*GIVEN EXERCISE*
All the data below goes into the copy word for word, but the pictures don't.

####

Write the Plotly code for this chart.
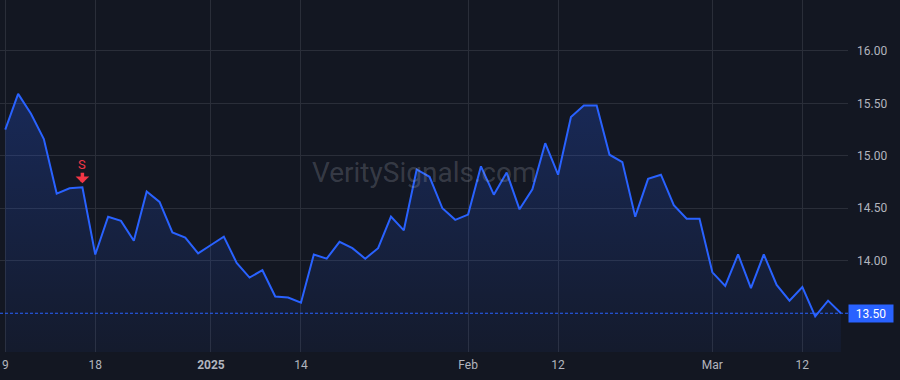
import plotly.graph_objects as go

dates = [
    "2024-12-09", "2024-12-10", "2024-12-11", "2024-12-12", "2024-12-13",
    "2024-12-16", "2024-12-17", "2024-12-18", "2024-12-19", "2024-12-20",
    "2024-12-23", "2024-12-24", "2024-12-26", "2024-12-27", "2024-12-30",
    "2024-12-31",
    "2025-01-02", "2025-01-03", "2025-01-06", "2025-01-07", "2025-01-08",
    "2025-01-10", "2025-01-13", "2025-01-14", "2025-01-15", "2025-01-16",
    "2025-01-17", "2025-01-21", "2025-01-22", "2025-01-23", "2025-01-24",
    "2025-01-27", "2025-01-28", "2025-01-29", "2025-01-30", "2025-01-31",
    "2025-02-03", "2025-02-04", "2025-02-05", "2025-02-06", "2025-02-07",
    "2025-02-10", "2025-02-11", "2025-02-12", "2025-02-13", "2025-02-14",
    "2025-02-18", "2025-02-19", "2025-02-20", "2025-02-21", "2025-02-24",
    "2025-02-25", "2025-02-26", "2025-02-27", "2025-02-28",
    "2025-03-03", "2025-03-04", "2025-03-05", "2025-03-06", "2025-03-07",
    "2025-03-10", "2025-03-11", "2025-03-12", "2025-03-13", "2025-03-14",
    "2025-03-17",
]

prices = [
    15.25, 15.59, 15.40, 15.16, 14.64, 14.69, 14.70, 14.06, 14.42, 14.38,
    14.19, 14.66, 14.56, 14.27, 14.22, 14.07,
    14.15, 14.23, 13.98, 13.84, 13.91, 13.66, 13.65, 13.60, 14.06, 14.02,
    14.18, 14.12, 14.02, 14.12, 14.42, 14.29, 14.87, 14.80, 14.50, 14.39,
    14.44, 14.90, 14.63, 14.84, 14.49, 14.68, 15.12, 14.82, 15.37, 15.48,
    15.48, 15.01, 14.94, 14.42, 14.78, 14.82, 14.53, 14.40, 14.40,
    13.89, 13.76, 14.06, 13.74, 14.06, 13.77, 13.62, 13.75, 13.47, 13.62,
    13.50,
]

x_tick_dates = ["2024-12-09", "2024-12-18", "2025-01-02", "2025-01-14",
                "2025-02-03", "2025-02-12", "2025-03-03", "2025-03-12"]
x_tick_labels = ["9", "18", "<b>2025</b>", "14", "Feb", "12", "Mar", "12"]

y_tick_values = [14.0, 14.5, 15.0, 15.5, 16.0]
y_tick_labels = ["14.00", "14.50", "15.00", "15.50", "16.00"]

signal_date = "2024-12-17"
signal_label = "S"
watermark = "VeritySignals.com"

BG = "#131722"
GRID = "#2a2e39"
BLUE = "#2962ff"
RED = "#f23645"
TEXT = "#b2b5be"
FONT = "Roboto"

y_range = [13.131, 16.484]
x_range = [-0.41, len(dates) - 1 + 0.55]

fig = go.Figure()
fig.add_trace(go.Scatter(
    x=dates, y=prices, mode="lines",
    line=dict(color=BLUE, width=2),
    fill="tozeroy",
    fillgradient=dict(
        type="vertical",
        start=y_range[0], stop=max(prices),
        colorscale=[[0, "rgba(41,98,255,0.05)"], [1, "rgba(41,98,255,0.24)"]],
    ),
    hoverinfo="skip",
    showlegend=False,
))

last = prices[-1]
fig.add_shape(type="line", xref="paper", x0=0, x1=1, yref="y", y0=last, y1=last,
              line=dict(color=BLUE, width=1, dash="3px,2px"), layer="above")

sig_i = dates.index(signal_date)
fig.add_annotation(x=signal_date, y=prices[sig_i], text=signal_label,
                   showarrow=False, yshift=23,
                   font=dict(family=FONT, size=13, color=RED))
fig.add_annotation(x=signal_date, y=prices[sig_i], text="",
                   showarrow=True, ax=0, ay=-16, standoff=4,
                   arrowhead=1, arrowsize=0.65, arrowwidth=3.5, arrowcolor=RED)

fig.add_annotation(xref="paper", yref="paper", x=0.5, y=0.51,
                   text=watermark, showarrow=False,
                   font=dict(family=FONT, size=28, color="rgba(178,181,190,0.24)"))

fig.add_annotation(xref="paper", x=1, xanchor="left", y=last, yref="y",
                   text=f"{last:.2f}", showarrow=False,
                   bgcolor=BLUE, width=40, height=13, borderpad=2, align="center",
                   font=dict(family=FONT, size=12, color="#ffffff"))

fig.update_layout(
    width=900, height=380,
    margin=dict(l=0, r=52, t=0, b=28),
    paper_bgcolor=BG, plot_bgcolor=BG,
    font=dict(family=FONT, size=12, color=TEXT),
    xaxis=dict(
        type="category", range=x_range,
        tickmode="array", tickvals=x_tick_dates, ticktext=x_tick_labels,
        showgrid=True, gridcolor=GRID, gridwidth=1,
        zeroline=False, showline=False, ticks="",
        tickfont=dict(family=FONT, size=12, color=TEXT),
        ticklabelstandoff=4,
    ),
    yaxis=dict(
        side="right", range=y_range,
        tickmode="array", tickvals=y_tick_values, ticktext=y_tick_labels,
        showgrid=True, gridcolor=GRID, gridwidth=1,
        zeroline=False, showline=False, ticks="",
        tickfont=dict(family=FONT, size=12, color=TEXT),
        ticklabelstandoff=8,
    ),
)

fig.write_html("out.html")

####

*SOLVED PROBLEM*
Write the Plotly code for this chart.
import plotly.graph_objects as go

dates = [
    "2024-12-09", "2024-12-10", "2024-12-11", "2024-12-12", "2024-12-13",
    "2024-12-16", "2024-12-17", "2024-12-18", "2024-12-19", "2024-12-20",
    "2024-12-23", "2024-12-24", "2024-12-26", "2024-12-27", "2024-12-30",
    "2024-12-31",
    "2025-01-02", "2025-01-03", "2025-01-06", "2025-01-07", "2025-01-08",
    "2025-01-10", "2025-01-13", "2025-01-14", "2025-01-15", "2025-01-16",
    "2025-01-17", "2025-01-21", "2025-01-22", "2025-01-23", "2025-01-24",
    "2025-01-27", "2025-01-28", "2025-01-29", "2025-01-30", "2025-01-31",
    "2025-02-03", "2025-02-04", "2025-02-05", "2025-02-06", "2025-02-07",
    "2025-02-10", "2025-02-11", "2025-02-12", "2025-02-13", "2025-02-14",
    "2025-02-18", "2025-02-19", "2025-02-20", "2025-02-21", "2025-02-24",
    "2025-02-25", "2025-02-26", "2025-02-27", "2025-02-28",
    "2025-03-03", "2025-03-04", "2025-03-05", "2025-03-06", "2025-03-07",
    "2025-03-10", "2025-03-11", "2025-03-12", "2025-03-13", "2025-03-14",
    "2025-03-17",
]

prices = [
    15.25, 15.59, 15.40, 15.16, 14.64, 14.69, 14.70, 14.06, 14.42, 14.38,
    14.19, 14.66, 14.56, 14.27, 14.22, 14.07,
    14.15, 14.23, 13.98, 13.84, 13.91, 13.66, 13.65, 13.60, 14.06, 14.02,
    14.18, 14.12, 14.02, 14.12, 14.42, 14.29, 14.87, 14.80, 14.50, 14.39,
    14.44, 14.90, 14.63, 14.84, 14.49, 14.68, 15.12, 14.82, 15.37, 15.48,
    15.48, 15.01, 14.94, 14.42, 14.78, 14.82, 14.53, 14.40, 14.40,
    13.89, 13.76, 14.06, 13.74, 14.06, 13.77, 13.62, 13.75, 13.47, 13.62,
    13.50,
]

x_tick_dates = ["2024-12-09", "2024-12-18", "2025-01-02", "2025-01-14",
                "2025-02-03", "2025-02-12", "2025-03-03", "2025-03-12"]
x_tick_labels = ["9", "18", "<b>2025</b>", "14", "Feb", "12", "Mar", "12"]

y_tick_values = [14.0, 14.5, 15.0, 15.5, 16.0]
y_tick_labels = ["14.00", "14.50", "15.00", "15.50", "16.00"]

signal_date = "2024-12-17"
signal_label = "S"
watermark = "VeritySignals.com"

BG = "#131722"
GRID = "#2a2e39"
BLUE = "#2962ff"
RED = "#f23645"
TEXT = "#b2b5be"
FONT = "Roboto"

y_range = [13.131, 16.484]
x_range = [-0.41, len(dates) - 1 + 0.55]

fig = go.Figure()
fig.add_trace(go.Scatter(
    x=dates, y=prices, mode="lines",
    line=dict(color=BLUE, width=2),
    fill="tozeroy",
    fillgradient=dict(
        type="vertical",
        start=y_range[0], stop=max(prices),
        colorscale=[[0, "rgba(41,98,255,0.05)"], [1, "rgba(41,98,255,0.24)"]],
    ),
    hoverinfo="skip",
    showlegend=False,
))

last = prices[-1]
fig.add_shape(type="line", xref="paper", x0=0, x1=1, yref="y", y0=last, y1=last,
              line=dict(color=BLUE, width=1, dash="3px,2px"), layer="above")

sig_i = dates.index(signal_date)
fig.add_annotation(x=signal_date, y=prices[sig_i], text=signal_label,
                   showarrow=False, yshift=23,
                   font=dict(family=FONT, size=13, color=RED))
fig.add_annotation(x=signal_date, y=prices[sig_i], text="",
                   showarrow=True, ax=0, ay=-16, standoff=4,
                   arrowhead=1, arrowsize=0.65, arrowwidth=3.5, arrowcolor=RED)

fig.add_annotation(xref="paper", yref="paper", x=0.5, y=0.51,
                   text=watermark, showarrow=False,
                   font=dict(family=FONT, size=28, color="rgba(178,181,190,0.24)"))

fig.add_annotation(xref="paper", x=1, xanchor="left", y=last, yref="y",
                   text=f"{last:.2f}", showarrow=False,
                   bgcolor=BLUE, width=40, height=13, borderpad=2, align="center",
                   font=dict(family=FONT, size=12, color="#ffffff"))

fig.update_layout(
    width=900, height=380,
    margin=dict(l=0, r=52, t=0, b=28),
    paper_bgcolor=BG, plot_bgcolor=BG,
    font=dict(family=FONT, size=12, color=TEXT),
    xaxis=dict(
        type="category", range=x_range,
        tickmode="array", tickvals=x_tick_dates, ticktext=x_tick_labels,
        showgrid=True, gridcolor=GRID, gridwidth=1,
        zeroline=False, showline=False, ticks="",
        tickfont=dict(family=FONT, size=12, color=TEXT),
        ticklabelstandoff=4,
    ),
    yaxis=dict(
        side="right", range=y_range,
        tickmode="array", tickvals=y_tick_values, ticktext=y_tick_labels,
        showgrid=True, gridcolor=GRID, gridwidth=1,
        zeroline=False, showline=False, ticks="",
        tickfont=dict(family=FONT, size=12, color=TEXT),
        ticklabelstandoff=8,
    ),
)

fig.write_html("out.html")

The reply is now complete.